INSTRUCTIONS TO FOLLOW -
All of the data should be output character for character, except the pictures.

DATA SHOWN -
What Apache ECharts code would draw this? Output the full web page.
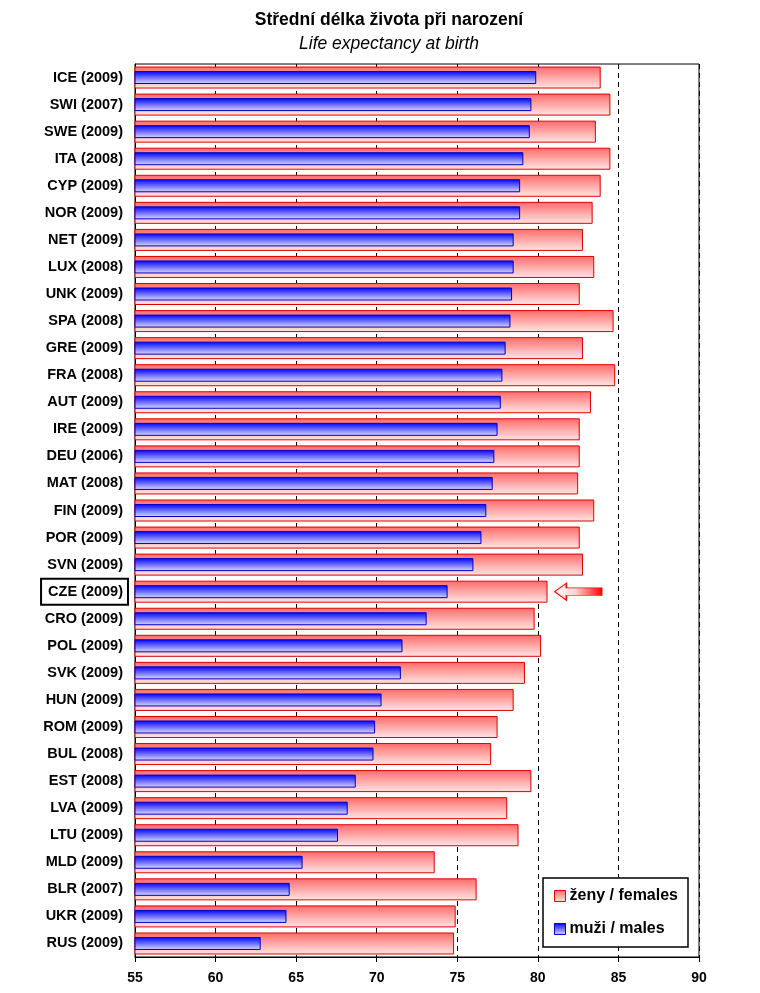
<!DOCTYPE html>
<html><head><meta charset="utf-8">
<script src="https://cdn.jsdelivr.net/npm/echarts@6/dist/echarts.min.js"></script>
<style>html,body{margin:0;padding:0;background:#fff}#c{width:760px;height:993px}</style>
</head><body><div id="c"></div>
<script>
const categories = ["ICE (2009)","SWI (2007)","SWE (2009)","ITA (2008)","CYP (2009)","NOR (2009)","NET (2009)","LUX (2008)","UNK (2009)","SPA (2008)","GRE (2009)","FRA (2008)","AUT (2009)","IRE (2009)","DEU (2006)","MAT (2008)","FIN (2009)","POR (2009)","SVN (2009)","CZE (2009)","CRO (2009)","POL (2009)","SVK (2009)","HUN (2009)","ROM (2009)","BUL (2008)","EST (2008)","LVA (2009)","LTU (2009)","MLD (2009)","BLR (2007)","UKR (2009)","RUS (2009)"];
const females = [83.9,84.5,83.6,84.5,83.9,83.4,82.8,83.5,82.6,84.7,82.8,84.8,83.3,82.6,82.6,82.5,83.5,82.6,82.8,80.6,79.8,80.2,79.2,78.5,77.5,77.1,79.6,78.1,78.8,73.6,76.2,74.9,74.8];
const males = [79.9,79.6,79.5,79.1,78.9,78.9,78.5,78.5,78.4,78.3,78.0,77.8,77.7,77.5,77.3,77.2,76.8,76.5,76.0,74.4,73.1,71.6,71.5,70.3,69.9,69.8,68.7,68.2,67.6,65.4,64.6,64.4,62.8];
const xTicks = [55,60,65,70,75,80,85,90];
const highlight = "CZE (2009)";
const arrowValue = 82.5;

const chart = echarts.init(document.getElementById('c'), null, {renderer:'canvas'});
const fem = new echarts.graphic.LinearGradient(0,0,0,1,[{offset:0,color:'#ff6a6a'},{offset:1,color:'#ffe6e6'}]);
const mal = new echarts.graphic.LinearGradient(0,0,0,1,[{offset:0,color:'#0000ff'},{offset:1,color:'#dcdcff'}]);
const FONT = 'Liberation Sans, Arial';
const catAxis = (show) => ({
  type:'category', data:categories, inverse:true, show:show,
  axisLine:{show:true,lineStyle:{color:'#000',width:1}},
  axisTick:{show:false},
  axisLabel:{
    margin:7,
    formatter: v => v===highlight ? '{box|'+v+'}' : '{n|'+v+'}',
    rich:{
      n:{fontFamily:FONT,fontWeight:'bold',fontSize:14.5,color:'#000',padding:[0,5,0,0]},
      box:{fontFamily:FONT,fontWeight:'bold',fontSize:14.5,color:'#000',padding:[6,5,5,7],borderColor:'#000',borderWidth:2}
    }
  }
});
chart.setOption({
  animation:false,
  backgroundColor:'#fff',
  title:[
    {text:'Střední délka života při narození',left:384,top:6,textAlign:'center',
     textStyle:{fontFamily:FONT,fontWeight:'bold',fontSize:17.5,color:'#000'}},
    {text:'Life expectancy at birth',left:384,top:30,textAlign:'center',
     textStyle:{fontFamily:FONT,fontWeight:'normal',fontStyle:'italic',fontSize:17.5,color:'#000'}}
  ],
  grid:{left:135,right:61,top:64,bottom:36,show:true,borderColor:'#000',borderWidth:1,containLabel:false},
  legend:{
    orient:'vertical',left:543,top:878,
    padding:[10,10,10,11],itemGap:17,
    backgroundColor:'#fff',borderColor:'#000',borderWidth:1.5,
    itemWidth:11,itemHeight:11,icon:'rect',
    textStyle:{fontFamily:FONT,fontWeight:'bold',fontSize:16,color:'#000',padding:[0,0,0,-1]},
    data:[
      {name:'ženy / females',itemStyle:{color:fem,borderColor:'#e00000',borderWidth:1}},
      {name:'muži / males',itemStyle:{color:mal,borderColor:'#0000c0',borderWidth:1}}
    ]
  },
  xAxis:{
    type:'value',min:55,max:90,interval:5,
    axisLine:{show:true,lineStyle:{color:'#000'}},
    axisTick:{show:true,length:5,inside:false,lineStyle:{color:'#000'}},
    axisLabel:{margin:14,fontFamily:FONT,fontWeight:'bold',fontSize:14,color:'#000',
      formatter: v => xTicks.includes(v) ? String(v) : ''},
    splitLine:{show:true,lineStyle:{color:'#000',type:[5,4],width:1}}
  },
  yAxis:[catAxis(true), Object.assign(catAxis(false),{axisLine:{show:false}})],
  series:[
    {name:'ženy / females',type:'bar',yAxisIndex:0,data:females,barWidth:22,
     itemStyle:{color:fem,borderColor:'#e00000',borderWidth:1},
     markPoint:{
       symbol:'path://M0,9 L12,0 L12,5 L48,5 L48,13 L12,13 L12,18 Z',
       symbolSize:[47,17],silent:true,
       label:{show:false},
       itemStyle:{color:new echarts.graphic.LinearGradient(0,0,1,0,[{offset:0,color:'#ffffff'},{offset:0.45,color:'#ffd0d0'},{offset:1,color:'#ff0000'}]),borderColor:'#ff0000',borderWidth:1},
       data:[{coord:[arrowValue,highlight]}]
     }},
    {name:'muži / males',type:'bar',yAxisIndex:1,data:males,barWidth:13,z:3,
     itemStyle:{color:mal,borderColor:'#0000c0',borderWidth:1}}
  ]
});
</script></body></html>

SOLUTION FOR THIS PROBLEM -
What Apache ECharts code would draw this? Output the full web page.
<!DOCTYPE html>
<html><head><meta charset="utf-8">
<script src="https://cdn.jsdelivr.net/npm/echarts@6/dist/echarts.min.js"></script>
<style>html,body{margin:0;padding:0;background:#fff}#c{width:760px;height:993px}</style>
</head><body><div id="c"></div>
<script>
const categories = ["ICE (2009)","SWI (2007)","SWE (2009)","ITA (2008)","CYP (2009)","NOR (2009)","NET (2009)","LUX (2008)","UNK (2009)","SPA (2008)","GRE (2009)","FRA (2008)","AUT (2009)","IRE (2009)","DEU (2006)","MAT (2008)","FIN (2009)","POR (2009)","SVN (2009)","CZE (2009)","CRO (2009)","POL (2009)","SVK (2009)","HUN (2009)","ROM (2009)","BUL (2008)","EST (2008)","LVA (2009)","LTU (2009)","MLD (2009)","BLR (2007)","UKR (2009)","RUS (2009)"];
const females = [83.9,84.5,83.6,84.5,83.9,83.4,82.8,83.5,82.6,84.7,82.8,84.8,83.3,82.6,82.6,82.5,83.5,82.6,82.8,80.6,79.8,80.2,79.2,78.5,77.5,77.1,79.6,78.1,78.8,73.6,76.2,74.9,74.8];
const males = [79.9,79.6,79.5,79.1,78.9,78.9,78.5,78.5,78.4,78.3,78.0,77.8,77.7,77.5,77.3,77.2,76.8,76.5,76.0,74.4,73.1,71.6,71.5,70.3,69.9,69.8,68.7,68.2,67.6,65.4,64.6,64.4,62.8];
const xTicks = [55,60,65,70,75,80,85,90];
const highlight = "CZE (2009)";
const arrowValue = 82.5;

const chart = echarts.init(document.getElementById('c'), null, {renderer:'canvas'});
const fem = new echarts.graphic.LinearGradient(0,0,0,1,[{offset:0,color:'#ff6a6a'},{offset:1,color:'#ffe6e6'}]);
const mal = new echarts.graphic.LinearGradient(0,0,0,1,[{offset:0,color:'#0000ff'},{offset:1,color:'#dcdcff'}]);
const FONT = 'Liberation Sans, Arial';
const catAxis = (show) => ({
  type:'category', data:categories, inverse:true, show:show,
  axisLine:{show:true,lineStyle:{color:'#000',width:1}},
  axisTick:{show:false},
  axisLabel:{
    margin:7,
    formatter: v => v===highlight ? '{box|'+v+'}' : '{n|'+v+'}',
    rich:{
      n:{fontFamily:FONT,fontWeight:'bold',fontSize:14.5,color:'#000',padding:[0,5,0,0]},
      box:{fontFamily:FONT,fontWeight:'bold',fontSize:14.5,color:'#000',padding:[6,5,5,7],borderColor:'#000',borderWidth:2}
    }
  }
});
chart.setOption({
  animation:false,
  backgroundColor:'#fff',
  title:[
    {text:'Střední délka života při narození',left:384,top:6,textAlign:'center',
     textStyle:{fontFamily:FONT,fontWeight:'bold',fontSize:17.5,color:'#000'}},
    {text:'Life expectancy at birth',left:384,top:30,textAlign:'center',
     textStyle:{fontFamily:FONT,fontWeight:'normal',fontStyle:'italic',fontSize:17.5,color:'#000'}}
  ],
  grid:{left:135,right:61,top:64,bottom:36,show:true,borderColor:'#000',borderWidth:1,containLabel:false},
  legend:{
    orient:'vertical',left:543,top:878,
    padding:[10,10,10,11],itemGap:17,
    backgroundColor:'#fff',borderColor:'#000',borderWidth:1.5,
    itemWidth:11,itemHeight:11,icon:'rect',
    textStyle:{fontFamily:FONT,fontWeight:'bold',fontSize:16,color:'#000',padding:[0,0,0,-1]},
    data:[
      {name:'ženy / females',itemStyle:{color:fem,borderColor:'#e00000',borderWidth:1}},
      {name:'muži / males',itemStyle:{color:mal,borderColor:'#0000c0',borderWidth:1}}
    ]
  },
  xAxis:{
    type:'value',min:55,max:90,interval:5,
    axisLine:{show:true,lineStyle:{color:'#000'}},
    axisTick:{show:true,length:5,inside:false,lineStyle:{color:'#000'}},
    axisLabel:{margin:14,fontFamily:FONT,fontWeight:'bold',fontSize:14,color:'#000',
      formatter: v => xTicks.includes(v) ? String(v) : ''},
    splitLine:{show:true,lineStyle:{color:'#000',type:[5,4],width:1}}
  },
  yAxis:[catAxis(true), Object.assign(catAxis(false),{axisLine:{show:false}})],
  series:[
    {name:'ženy / females',type:'bar',yAxisIndex:0,data:females,barWidth:22,
     itemStyle:{color:fem,borderColor:'#e00000',borderWidth:1},
     markPoint:{
       symbol:'path://M0,9 L12,0 L12,5 L48,5 L48,13 L12,13 L12,18 Z',
       symbolSize:[47,17],silent:true,
       label:{show:false},
       itemStyle:{color:new echarts.graphic.LinearGradient(0,0,1,0,[{offset:0,color:'#ffffff'},{offset:0.45,color:'#ffd0d0'},{offset:1,color:'#ff0000'}]),borderColor:'#ff0000',borderWidth:1},
       data:[{coord:[arrowValue,highlight]}]
     }},
    {name:'muži / males',type:'bar',yAxisIndex:1,data:males,barWidth:13,z:3,
     itemStyle:{color:mal,borderColor:'#0000c0',borderWidth:1}}
  ]
});
</script></body></html>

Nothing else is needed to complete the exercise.